Now let’s go off the deep end. A thoroughly Americanized interpretation of Matthew 5:7 would be: Give and ye shall get. Give ($) and ye shall get ($$$). That seems to be the modus operandi of many a faithful purveyor of the Prosperity Gospel these days. If you tithe, expect your income to increase. Put your faith in the Lord (i.e., your cash in the offering plate), and you will get PAID (and so will your pastor, your pastor’s church, his legacy, and so forth). To those who think that capitalism has already failed, perhaps we can morph this concept into a political context and say, “Vote for O, and he’ll pay your mortgage.” But it all goes down the same pipe; it does not matter whether we are talking about money, votes, sexual favors, or drugs. We are projecting our own “you scratch my back, I’ll get yours” mores onto the Almighty. Basically: Get in good with God, and He will bless you.

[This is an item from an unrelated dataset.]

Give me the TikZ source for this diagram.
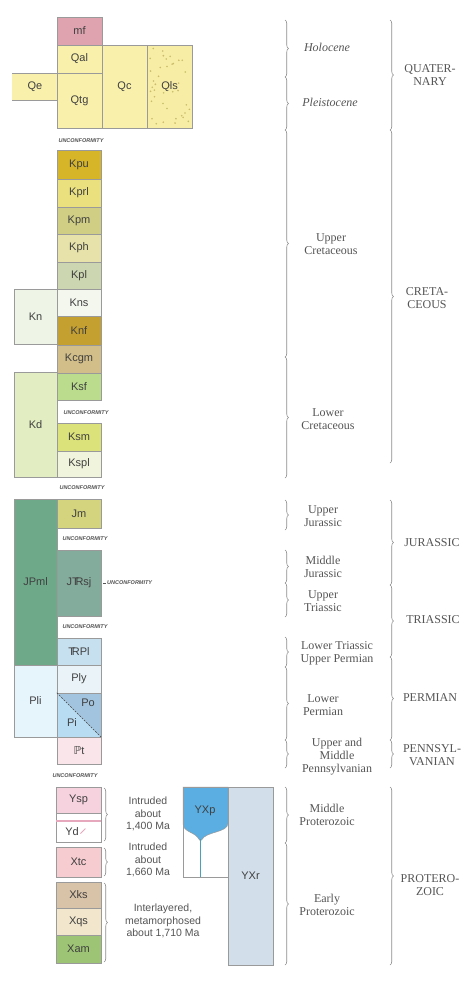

It is really disgusting what has happened to the word “blessed” after it hit American shores. When a man is “blessed” by God, the implication is that he received a lot of material bonuses, cash, property or otherwise, that are interpreted as kudos from On High. When you receive an unexpected dividend in the mail, you have been “blessed.” When you find a disproportionately beautiful wife, you have been “blessed.” When your drug dealer gives you a bigger chunk that what you paid for, you have been summarily “blessed” (I am not being facetious, that is the street lingo du jour — I know). The word “blessed,” which meant “happy” and “tapped by God” when the Lord gave to us His immaculate Sermon on the Mount, has been hijacked by the secular and materialist and sometimes overtly evil forces in this world to arrive not at the Mount of Tabor and Transfiguration, but to plummet us to unspeakable depths somewhere near Gehenna.

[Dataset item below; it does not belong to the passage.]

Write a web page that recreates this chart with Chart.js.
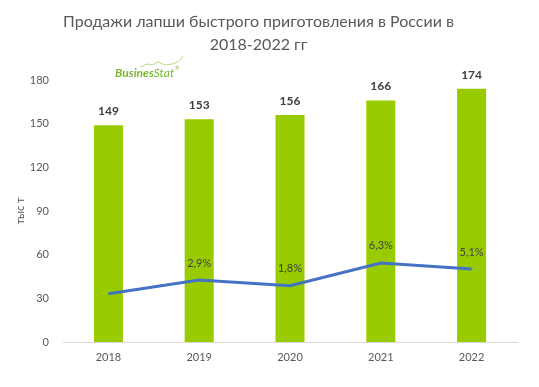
<!DOCTYPE html>
<html>
<head>
<meta charset="utf-8">
<script src="https://cdn.jsdelivr.net/npm/chart.js@4"></script>
<style>
html,body{margin:0;padding:0;background:#fff;}
#wrap{width:539px;height:387px;position:relative;}
</style>
</head>
<body>
<div id="wrap"><canvas id="c" width="539" height="387"></canvas></div>
<script>
const categories = ['2018', '2019', '2020', '2021', '2022'];
const salesValues = [149, 153, 156, 166, 174];
const growthValues = [0.2, 2.9, 1.8, 6.3, 5.1];
const growthLabelShown = [false, true, true, true, true];
const yTicks = [0, 30, 60, 90, 120, 150, 180];
const titleLines = ['Продажи лапши быстрого приготовления в России в', '2018-2022 гг'];
const yAxisTitle = 'тыс т';

const FONT = 'Lato, "Open Sans", sans-serif';

const labelPlugin = {
  id: 'labels',
  afterDatasetsDraw(chart) {
    const ctx = chart.ctx;
    ctx.save();
    ctx.textAlign = 'center';
    ctx.textBaseline = 'middle';
    const barMeta = chart.getDatasetMeta(0);
    ctx.fillStyle = '#404040';
    ctx.font = 'bold 12px ' + FONT;
    barMeta.data.forEach((el, i) => {
      ctx.fillText(String(salesValues[i]), el.x, el.y - 14);
    });
    const lineMeta = chart.getDatasetMeta(1);
    ctx.font = '11px ' + FONT;
    lineMeta.data.forEach((el, i) => {
      if (!growthLabelShown[i]) return;
      ctx.fillText(growthValues[i].toFixed(1).replace('.', ',') + '%', el.x, el.y - 17);
    });
    ctx.restore();
  }
};

const logoPlugin = {
  id: 'logo',
  afterDraw(chart) {
    const ctx = chart.ctx;
    ctx.save();
    ctx.textBaseline = 'alphabetic';
    ctx.textAlign = 'left';
    const green = '#7cb82f';
    ctx.fillStyle = green;
    ctx.font = 'italic bold 12px ' + FONT;
    const x0 = 115, yb = 77;
    ctx.fillText('Busines', x0, yb);
    const w1 = ctx.measureText('Busines').width;
    ctx.font = 'italic 12px ' + FONT;
    ctx.fillText('Stat', x0 + w1, yb);
    const w2 = ctx.measureText('Stat').width;
    ctx.font = '5px ' + FONT;
    ctx.fillText('®', x0 + w1 + w2 + 1, yb - 7);
    ctx.strokeStyle = '#a6d16a';
    ctx.lineWidth = 0.8;
    ctx.beginPath();
    ctx.moveTo(140, 67);
    ctx.lineTo(147, 64);
    ctx.lineTo(152, 65);
    ctx.lineTo(158, 62);
    ctx.lineTo(165, 65);
    ctx.lineTo(172, 64);
    ctx.quadraticCurveTo(180, 62, 183, 56);
    ctx.stroke();
    ctx.restore();
  }
};

new Chart(document.getElementById('c'), {
  data: {
    labels: categories,
    datasets: [
      {
        type: 'bar',
        data: salesValues,
        backgroundColor: '#99cc00',
        borderWidth: 0,
        barPercentage: 0.64,
        categoryPercentage: 0.5,
        yAxisID: 'y',
        order: 2
      },
      {
        type: 'line',
        data: growthValues,
        borderColor: '#4472c4',
        borderWidth: 3,
        pointRadius: 0,
        tension: 0,
        fill: false,
        yAxisID: 'y1',
        order: 1
      }
    ]
  },
  options: {
    responsive: false,
    animation: false,
    devicePixelRatio: 1,
    layout: { padding: { left: 0, right: 22, top: 0, bottom: 0 } },
    plugins: {
      legend: { display: false },
      tooltip: { enabled: false },
      title: {
        display: true,
        text: titleLines,
        color: '#595959',
        font: { family: FONT, size: 16, weight: 'normal', lineHeight: 1.44 },
        padding: { top: 10, bottom: 24 }
      }
    },
    scales: {
      x: {
        grid: { display: false, drawTicks: false },
        border: { display: true, color: '#d9d9d9', width: 1 },
        ticks: { color: '#595959', font: { family: FONT, size: 11 }, padding: 9 },
        afterFit(s) { s.height = 45; }
      },
      y: {
        min: 0,
        max: 180,
        afterBuildTicks(s) { s.ticks = yTicks.map(v => ({ value: v })); },
        grid: { display: false, drawTicks: false },
        border: { display: false },
        ticks: { color: '#595959', font: { family: FONT, size: 11 }, padding: 14 },
        title: { display: true, text: yAxisTitle, color: '#595959', font: { family: FONT, size: 11 }, padding: { top: 14, bottom: 0 } },
        afterFit(s) { s.width = 63; }
      },
      y1: {
        display: false,
        min: -9.35,
        max: 42.5
      }
    }
  },
  plugins: [labelPlugin, logoPlugin]
});
</script>
</body>
</html>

My priest said recently in a homily that if one read the Gospels closely, he would see that following Christ does not lead to riches and material blessings, but to persecution and hardship. Jesus said: “If the world hate you, ye know that it hated me before it hated you… If they have persecuted me, they will also persecute you.” (John 15: 18, 20) That, friends, implies precisely the opposite of the Mammonite Creed of “give and ye shall get!” Jesus also said, “If ye were of the world, the world would love its own…” (v. 19a). Thus, we see that worldly blessings – money, power, prestige — flow not from God, but from the world (likely from the devil himself) to those practitioners of worldly devices. That is not to say that the Lord can bless any of us with material blessings – He has, He can, and He will if it be in His plans — but let us not base our faith on such aspirations! In truth, I believe that many Christians (including this one) focus on the material aspects of their faith a bit too much, and I sense that the Lord wants us to move the other way as much as we can.

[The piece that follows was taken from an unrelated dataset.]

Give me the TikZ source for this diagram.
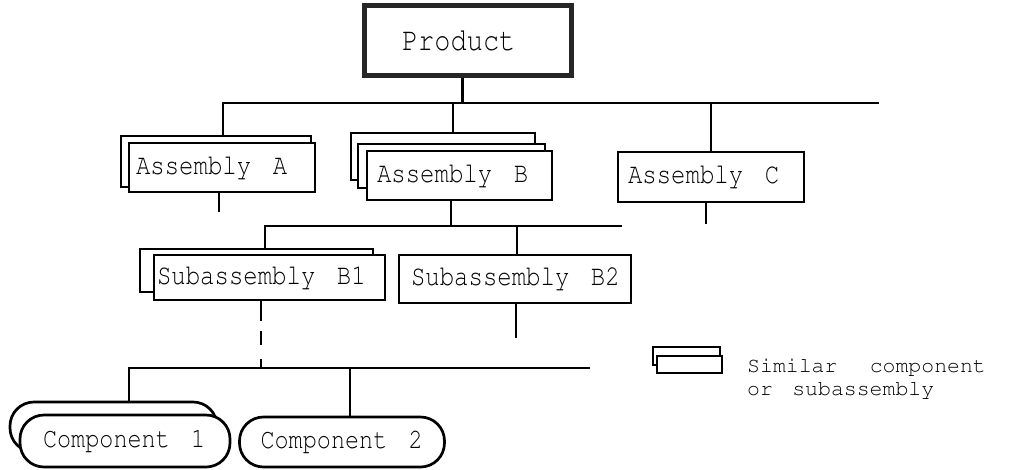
\documentclass[tikz,border=0pt]{standalone}
\usepackage[T1]{fontenc}
\usepackage{courier}
\newcommand{\cour}{\ttfamily}
\newcommand{\lbl}{\fontsize{24}{28}\selectfont\cour}
\newcommand{\wg}{\kern0.9em}
\newcommand{\tall}[1]{\scalebox{1}[1.2]{#1}}
\begin{document}
\begin{tikzpicture}[x=1pt,y=-1pt,
  wire/.style={line width=2.5pt},
  unit/.style={draw, line width=2.7pt, fill=white, inner ysep=0pt, align=left, font=\lbl},
  part/.style={unit, rounded corners=24pt, font=\fontsize{23.5}{28}\selectfont\cour},
  flag/.style={draw, line width=2pt, fill=white, inner sep=0pt},
  keytext/.style={anchor=base west, inner sep=0pt, font=\fontsize{21.5}{24}\selectfont\cour}]
\useasboundingbox (0,0) rectangle (1019,469);

% top level
\node[unit, line width=5pt, draw=black!85, inner xsep=38pt, text width=131pt, minimum height=70pt,
      font=\fontsize{27}{32}\selectfont\cour] (P) at (467.5,40) {\tall{Product}};

% assemblies
\node[unit, minimum width=190pt, minimum height=51pt] (Aback) at (216,161.5) {};
\node[unit, inner xsep=7pt, text width=172pt, minimum height=49pt] (A) at (222,167.5) {\tall{Assembly\wg A}};

\node[unit, minimum width=184pt, minimum height=47pt] (Bback) at (443,156.5) {};
\node[unit, minimum width=187pt, minimum height=44pt] (Bmid) at (451.5,166) {};
\node[unit, inner xsep=10pt, text width=165pt, minimum height=49pt] (B) at (459.5,175.5) {\tall{Assembly\wg B}};

\node[unit, inner xsep=10pt, text width=166pt, minimum height=50pt] (C) at (711,177) {\tall{Assembly\wg C}};

% subassemblies
\node[unit, minimum width=233pt, minimum height=43pt] (B1back) at (256.5,270.5) {};
\node[unit, inner xsep=3pt, text width=225pt, minimum height=45pt] (B1) at (269.5,277.5) {\tall{Subassembly\wg B1}};
\node[unit, inner xsep=12pt, text width=208pt, minimum height=48pt] (B2) at (515,279) {\tall{Subassembly\wg B2}};

% components
\node[part, minimum width=207pt, minimum height=50pt] (C1back) at (113.5,427) {};
\node[part, inner xsep=23pt, text width=164pt, minimum height=52pt] (C1) at (125,441) {\tall{Component\wg 1}};
\node[part, inner xsep=21pt, text width=163pt, minimum height=50pt] (C2) at (342,442) {\tall{Component\wg 2}};

% key
\node[flag, minimum width=67pt, minimum height=18pt] (Kback) at (686.5,356) {};
\node[flag, minimum width=65pt, minimum height=17pt] (K) at (689.5,364.5) {};
\node[keytext] (Kline1) at (747,372) {Similar\kern1.5em component};
\node[keytext] (Kline2) at (747,395) {or\wg subassembly};

% bus lines and free ends
\coordinate (b1r) at (879,103);
\coordinate (b2r) at (622,226);
\coordinate (b3r) at (590,368);
\coordinate (Aend) at (219,212);
\coordinate (Cend) at (706,224);
\coordinate (B2end) at (516,338);

% level 1
\draw[wire] ([xshift=7pt]Aback.north) |- (b1r);
\draw[wire] ([xshift=-5pt]P.south) -- ([xshift=-5pt]P.south |- b1r);
\draw[wire] ([xshift=10pt]Bback.north) -- ([xshift=10pt]Bback.north |- b1r);
\draw[wire] (C.north) -- (C.north |- b1r);
\draw[wire] ([xshift=-3pt]A.south) -- (Aend);
\draw[wire] ([xshift=-5pt]C.south) -- (Cend);

% level 2
\draw[wire] ([xshift=8.5pt]B1back.north) |- (b2r);
\draw[wire] ([xshift=-8.5pt]B.south) -- ([xshift=-8.5pt]B.south |- b2r);
\draw[wire] ([xshift=2pt]B2.north) -- ([xshift=2pt]B2.north |- b2r);
\draw[wire] ([xshift=1pt]B2.south) -- (B2end);

% level 3
\draw[wire] ([xshift=15.5pt]C1back.north) |- (b3r);
\draw[wire] ([xshift=8pt]C2.north) -- ([xshift=8pt]C2.north |- b3r);
\draw[wire, dash pattern=on 20pt off 10pt on 14pt off 14pt on 12pt]
  ([xshift=-8.5pt]B1.south) -- ([xshift=-8.5pt]B1.south |- b3r);
\end{tikzpicture}
\end{document}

Let us instead look at what the Orthodox Master of Scriptural Interpretation, St John Chrysostom (the Golden-Tongued), says about this: “Here (Jesus) seems to me to speak not of those only who show mercy in giving of money, but those likewise who are merciful in their actions.” The Blessed Theophylact adds, “Not only with money does one show mercy in almsgiving, but also with words. And should you have nothing at all to give, show mercy with tears of compassion.” Show mercy and you will experience the Lord’s mercy. Give charity (love) and you will receive charity. Be compassionate, and you will receive the Lord’s most wonderful compassion. I know that forgiveness plays a huge part in this too. Later on in the Sermon, the Lord tells us, after giving us His model prayer, that “if ye forgive men their trespasses, your heavenly Father will also forgive you.” That too is the mercifulness that we are to give and receive.
Lastly, the reward from God is going to be beyond our wildest imaginations. God does not give tit for tat as a human would understand it, but as God would. And the kind of mercy that man can give pales in comparison to the mountain of mercy that the Lord gives us in return. “For whereas they themselves show mercy as men, they obtain mercy from the God of all; and it is not the same thing, man’s mercy, and God’s; but as wide as is the interval between wickedness and goodness, so far is the one of these removed from the other,” says Chrysostom. Indeed, there is a great gulf fixed between the way a man could reward another man, and the way God could reward him. So let us seek the spiritual side of this gulf, lest we fall into the chasm.